Now, if we wanted to numerically approximate the speed __around__ the point t, we could do the following:
- choose a small time interval, for example, 0.001s (marked with a purple line on the illustration above)
- add it to the value of $t$ so that we now have two points in time: 
    - the first point in time is $t$ 
    - the second point in time is 0.001 seconds later which can be described as $t+0.001$
- find the corresponding distance value for both points in time:

    - for the time value of $t$, the corresponding distance value is $s(t)$. This will be some concrete number.
    - for the time value of $t+0.001$, the corresponding distance value is $s(t+0.001)$ This will also be some concrete number.

Now we are interested in how much did the distance value change as the time passed from the moment $t$ to the one 0.001 seconds after it. To find this, we can simply subtract the distance at the moment of time $t$ (before) from the distance at the moment of time $t+0.001$ (later):
\begin{eqnarray} \\ s(t+0.001)-s(t) 
\end{eqnarray}

This value corresponds to the green line in the drawing above.

To approximate the speed around the moment in time $t$ we need to divide the change in distance with the corresponding change in time that has passed. We have already specified that our change in time is 0.001s, therefore, our approximate speed around $t$, given the approximation interval of 0.001 seconds is equal to:

\begin{eqnarray} \ 
\frac{s(t+0.001)-s(t)}{0.001}
\end{eqnarray}


The value in the denominator defines the change in time, while the expression in the numerator expresses the corresponding change in distance.

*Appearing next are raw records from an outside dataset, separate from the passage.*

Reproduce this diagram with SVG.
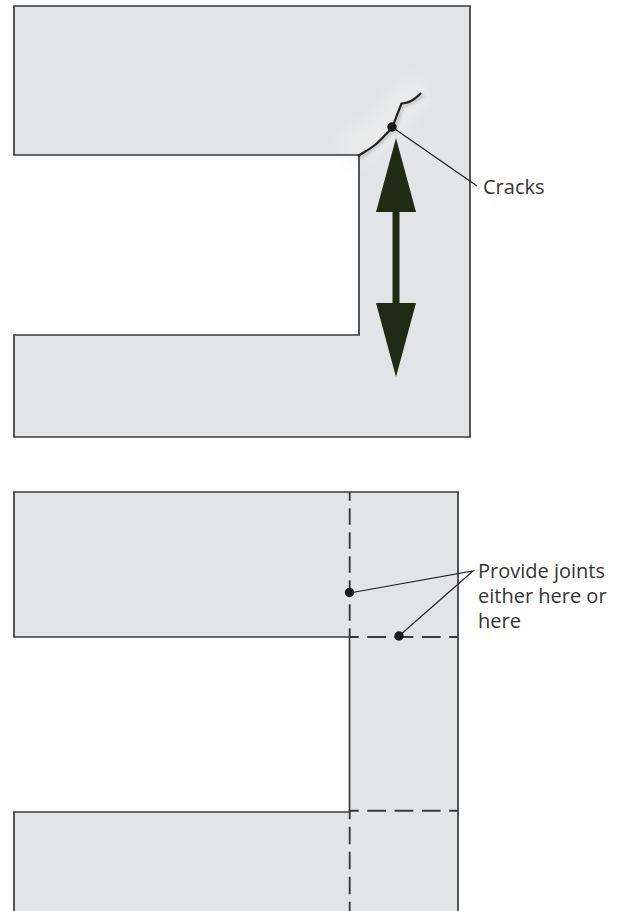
<svg xmlns="http://www.w3.org/2000/svg" width="625" height="911" viewBox="0 0 625 911">
<defs>
<style>
.s{fill:none;stroke:#3a3a3c;stroke-width:1.7}
.f{fill:#e3e4e6}
.d{fill:none;stroke:#3a3a3c;stroke-width:1.9}
.l{fill:none;stroke:#231f20;stroke-width:1.2}
.t{font-family:"Open Sans","Noto Sans",sans-serif;font-size:20px;fill:#333335}
.o{fill:#1a1a1c}
.a{fill:#1f2b14}
</style>
<filter id="b" x="-40%" y="-40%" width="180%" height="180%"><feGaussianBlur stdDeviation="9"/></filter>
<filter id="c" x="-40%" y="-40%" width="180%" height="180%"><feGaussianBlur stdDeviation="1.500"/></filter>
</defs>
<rect width="625" height="911" fill="#fff"/>
<g id="top-frame">
<path class="f" d="M14 6H470V437H14V335H359V155H14Z"/>
<path d="M345 150C372 138 388 128 394 118L404 100L425 92" fill="none" stroke="#eeeeee" stroke-width="32" opacity=".7" filter="url(#b)"/>
<path d="M359 158C374 150 384 138 394 130L403 105C411 104 416 100 423 95" fill="none" stroke="#777" stroke-width="4" opacity=".3" filter="url(#c)"/>
<path class="s" d="M14 6H470V437H14V335H359V155H14Z"/>
<path d="M358 156C364 152 370 149 375 145C381 140 387 133 392 128L401.500 103.500C405 103 408 103 411 101C415 99 418 96 421 93" fill="none" stroke="#222" stroke-width="2.200"/>
</g>
<g id="force-arrow">
<path class="a" d="M396 138L416 212H399.500V303H416L396 377L376 303H392.500V212H376Z"/>
</g>
<g id="bottom-frame">
<path class="f" d="M14 492H458V911H14V812H349.500V637H14Z"/>
<path class="s" d="M14 911V812H349.500V637H14V492H458V911"/>
<path class="d" stroke-dasharray="16.500 7.500" stroke-dashoffset="7.800" d="M349.700 492V637"/>
<path class="d" stroke-dasharray="17.500 7.500" stroke-dashoffset="8.300" d="M349.700 810V911"/>
<path class="d" stroke-dasharray="18.700 8.600" stroke-dashoffset="9.500" d="M349.500 637H458"/>
<path class="d" stroke-dasharray="18.700 8.600" stroke-dashoffset="9.500" d="M349.500 810.700H458"/>
</g>
<g id="connectors">
<path class="l" d="M392 127L477 186"/>
<path class="l" d="M349.500 593L473 571L399 636"/>
</g>
<g id="callouts">
<circle class="o" cx="392" cy="127" r="4.700"/>
<circle class="o" cx="349.500" cy="592.500" r="4.700"/>
<circle class="o" cx="399" cy="636" r="4.700"/>
<text class="t" x="483" y="194">Cracks</text>
<text class="t" x="478" y="578">Provide joints</text>
<text class="t" x="478" y="603">either here or</text>
<text class="t" x="478" y="628">here</text>
</g>
</svg>
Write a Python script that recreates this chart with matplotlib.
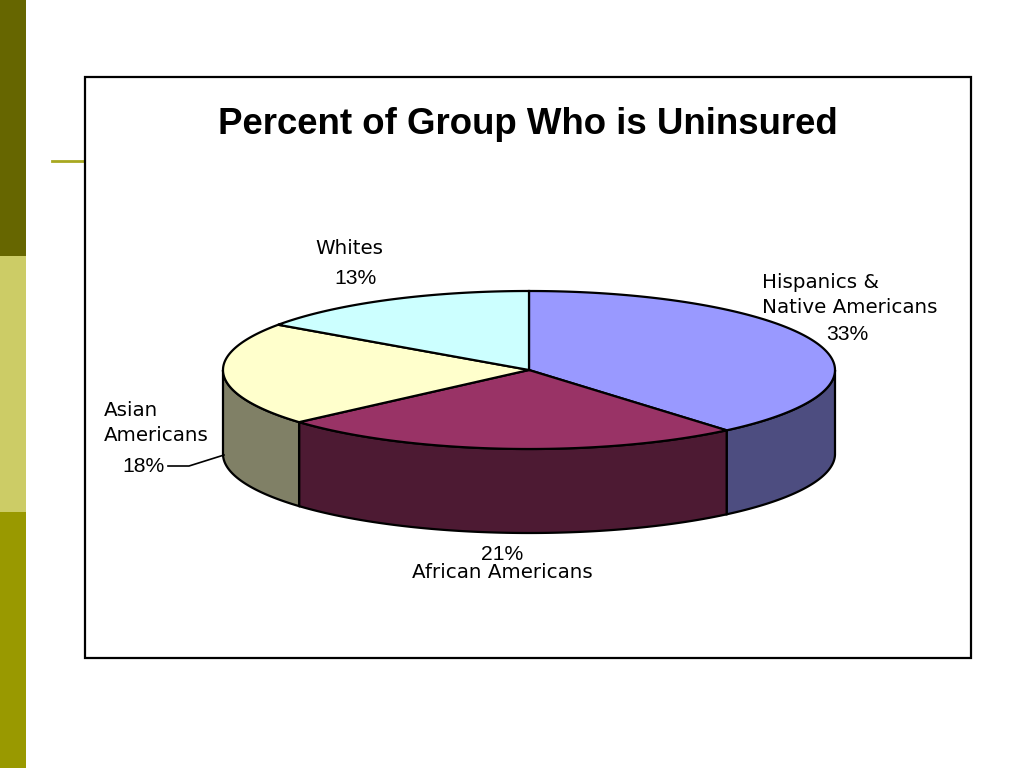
import numpy as np
import matplotlib
matplotlib.use("Agg")
import matplotlib.pyplot as plt
from matplotlib.patches import Polygon, Rectangle

title = "Percent of Group Who is Uninsured"
groups = ["Hispanics &\nNative Americans", "African Americans", "Asian\nAmericans", "Whites"]
values = [33, 21, 18, 13]
top_colors = ["#9999FF", "#993366", "#FFFFCC", "#CCFFFF"]
side_colors = ["#4D4D80", "#4D1A33", "#808066", "#668080"]

# pie geometry in figure pixels
cx, cy = 529, 370
rx, ry = 306, 79
depth = 84


def rim(t0, t1, n=200):
    t = np.radians(np.linspace(t0, t1, n))
    return cx + rx*np.sin(t), cy - ry*np.cos(t)


fig = plt.figure(figsize=(10.24, 7.68), dpi=100)
ax = fig.add_axes([0, 0, 1, 1])
ax.set_xlim(0, 1024)
ax.set_ylim(768, 0)
ax.axis("off")

# slide decoration
ax.add_patch(Rectangle((0, 0), 26, 256, fc="#666600", ec="none"))
ax.add_patch(Rectangle((0, 256), 26, 256, fc="#CCCC66", ec="none"))
ax.add_patch(Rectangle((0, 512), 26, 256, fc="#999900", ec="none"))
ax.plot([52, 85], [161, 161], color="#A8A820", lw=2)
ax.add_patch(Rectangle((85, 77), 886, 581, fc="white", ec="black", lw=1.6, zorder=2))

ax.text(527.5, 124, title, fontsize=26.35, fontweight="bold", family="Liberation Sans",
        ha="center", va="center", zorder=5)

ends = np.cumsum(values)/np.sum(values)*360
starts = np.concatenate([[0], ends[:-1]])

# sides first, only the front half of the rim shows
for a, b, c in zip(starts, ends, side_colors):
    a2, b2 = max(a, 90), min(b, 270)
    if a2 >= b2:
        continue
    x, y = rim(a2, b2)
    pts = np.column_stack([np.r_[x, x[::-1]], np.r_[y, y[::-1] + depth]])
    ax.add_patch(Polygon(pts, fc=c, ec="black", lw=1.6, zorder=3))

for a, b, c in zip(starts, ends, top_colors):
    x, y = rim(a, b)
    pts = np.column_stack([np.r_[cx, x], np.r_[cy, y]])
    ax.add_patch(Polygon(pts, fc=c, ec="black", lw=1.6, zorder=4))

lab = dict(fontsize=14.35, family="DejaVu Sans", zorder=5)
pct = dict(fontsize=15.2, family="Liberation Sans", ha="center", va="center", zorder=5)
ax.text(315, 248, groups[3], va="center", **lab)
ax.text(356, 278, "%d%%" % values[3], **pct)
ax.text(762, 295, groups[0], va="center", linespacing=1.35, **lab)
ax.text(847, 334, "%d%%" % values[0], **pct)
ax.text(104, 423, groups[2], va="center", linespacing=1.35, **lab)
ax.text(143, 467, "%d%%" % values[2], **pct)
ax.text(502, 554, "%d%%" % values[1], **pct)
ax.text(502, 573, groups[1], va="center", ha="center", **lab)
ax.plot([168, 189, 224], [466, 466, 455], color="black", lw=1.2, zorder=5)

fig.savefig("out.png", dpi=100)
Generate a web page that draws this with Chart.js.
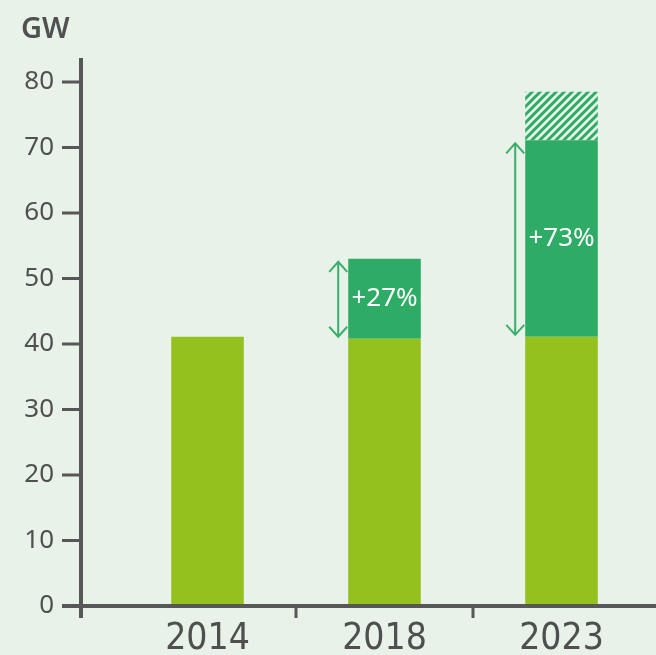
<!DOCTYPE html>
<html>
<head>
<meta charset="utf-8">
<script src="https://cdn.jsdelivr.net/npm/chart.js@4"></script>
<style>
  html, body { margin: 0; padding: 0; background: #e8f2e9; }
  canvas { display: block; }
</style>
</head>
<body>
<canvas id="chart" width="656" height="655"></canvas>
<script>
// values (GW)
const years = ['2014', '2018', '2023'];
const baseGW = [41.1, 40.8, 41.1];
const growthGW = [0, 12.2, 30.0];
const plannedGW = [0, 0, 7.4];
const growthLabels = ['+27%', '+73%'];

const bg = '#e8f2e9';
const lightGreen = '#95c11f';
const darkGreen = '#2eac66';
const axisGrey = '#575757';
const fontFamily = '"Noto Sans", "Open Sans", sans-serif';
const narrowFont = '"DejaVu Sans Condensed", "Noto Sans", sans-serif';

// diagonal hatch for the planned part
function makeHatch() {
  const c = document.createElement('canvas');
  c.width = 8; c.height = 8;
  const g = c.getContext('2d');
  g.fillStyle = bg;
  g.fillRect(0, 0, 8, 8);
  g.strokeStyle = darkGreen;
  g.lineWidth = 3;
  g.beginPath();
  g.moveTo(0, 8); g.lineTo(8, 0);
  g.moveTo(-2, 2); g.lineTo(2, -2);
  g.moveTo(6, 10); g.lineTo(10, 6);
  g.stroke();
  return g.createPattern(c, 'repeat');
}

const axesPlugin = {
  id: 'axesPlugin',
  afterDatasetsDraw(chart) {
    const ctx = chart.ctx;
    const { x, y } = chart.scales;
    const area = chart.chartArea;
    const axisX = 81;
    ctx.save();
    ctx.strokeStyle = axisGrey;
    ctx.lineCap = 'butt';

    // y axis line
    ctx.lineWidth = 4;
    ctx.beginPath();
    ctx.moveTo(axisX, area.top - 24);
    ctx.lineTo(axisX, area.bottom + 12);
    ctx.stroke();

    // y tick marks
    ctx.lineWidth = 3;
    y.ticks.forEach(t => {
      const py = y.getPixelForValue(t.value);
      ctx.beginPath();
      ctx.moveTo(62, py);
      ctx.lineTo(axisX, py);
      ctx.stroke();
    });

    // x axis line
    ctx.lineWidth = 4;
    ctx.beginPath();
    ctx.moveTo(62, area.bottom);
    ctx.lineTo(chart.width, area.bottom);
    ctx.stroke();

    // x tick marks between categories
    ctx.lineWidth = 3;
    const step = x.getPixelForValue(1) - x.getPixelForValue(0);
    for (let i = 0; i < years.length - 1; i++) {
      const px = x.getPixelForValue(i) + step / 2;
      ctx.beginPath();
      ctx.moveTo(px, area.bottom);
      ctx.lineTo(px, area.bottom + 12);
      ctx.stroke();
    }

    // unit label
    ctx.fillStyle = '#505050';
    ctx.font = '600 29px ' + fontFamily;
    ctx.textAlign = 'left';
    ctx.textBaseline = 'alphabetic';
    ctx.fillText('GW', 21, 38);

    // growth arrows and labels
    const meta = chart.getDatasetMeta(1);
    let k = 0;
    growthGW.forEach((g, i) => {
      if (!g) return;
      const bar = meta.data[i];
      const left = bar.x - bar.width / 2;
      const ax = left - 10;
      const y1 = y.getPixelForValue(baseGW[i]) - 2;
      const y2 = y.getPixelForValue(baseGW[i] + g) + 3;
      ctx.strokeStyle = '#3aae6c';
      ctx.lineWidth = 2;
      ctx.beginPath();
      ctx.moveTo(ax, y1);
      ctx.lineTo(ax, y2);
      ctx.moveTo(ax - 9, y2 + 10); ctx.lineTo(ax, y2); ctx.lineTo(ax + 9, y2 + 10);
      ctx.moveTo(ax - 9, y1 - 10); ctx.lineTo(ax, y1); ctx.lineTo(ax + 9, y1 - 10);
      ctx.stroke();

      ctx.fillStyle = '#ffffff';
      ctx.font = '26px ' + fontFamily;
      ctx.textAlign = 'center';
      ctx.textBaseline = 'middle';
      const my = (y.getPixelForValue(baseGW[i]) + y.getPixelForValue(baseGW[i] + g)) / 2;
      ctx.fillText(growthLabels[k++], bar.x, my);
    });
    ctx.restore();
  }
};

const barOpts = { barPercentage: 0.82, categoryPercentage: 0.5, borderWidth: 0 };

new Chart(document.getElementById('chart'), {
  type: 'bar',
  data: {
    labels: years,
    datasets: [
      Object.assign({ label: 'Base', data: baseGW, backgroundColor: lightGreen }, barOpts),
      Object.assign({ label: 'Growth', data: growthGW, backgroundColor: darkGreen }, barOpts),
      Object.assign({ label: 'Planned', data: plannedGW, backgroundColor: makeHatch() }, barOpts)
    ]
  },
  options: {
    responsive: false,
    devicePixelRatio: 1,
    animation: false,
    layout: { padding: { top: 82, right: 6, bottom: 0, left: 0 } },
    plugins: {
      legend: { display: false },
      tooltip: { enabled: false }
    },
    scales: {
      x: {
        stacked: true,
        grid: { display: false, drawTicks: false },
        border: { display: false },
        ticks: {
          color: '#4f4f4f',
          font: { family: narrowFont, size: 37 },
          padding: 11
        },
        afterFit(scale) { scale.height = 49; }
      },
      y: {
        stacked: true,
        min: 0,
        max: 80,
        grid: { display: false, drawTicks: false },
        border: { display: false },
        ticks: {
          stepSize: 10,
          color: '#505050',
          font: { family: fontFamily, size: 26 },
          padding: 65
        },
        afterFit(scale) {
          scale.width = 119;
          scale.paddingTop = 0;
          scale.paddingBottom = 0;
        }
      }
    }
  },
  plugins: [axesPlugin]
});
</script>
</body>
</html>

#### A concrete example of numerical approximation

Before we go further, let's see a short example of how numerical approximation works. For the sake of simplicity, let's say that our function relating time and distance is a simple parabola described by the formula $s(t)=t^2$. This means that in 1 second, we will traverse 1 meter, in 2 seconds 4 meters, in 4 seconds 16 meters and so on. This is not very realistic but it is easy to compute and illustrate.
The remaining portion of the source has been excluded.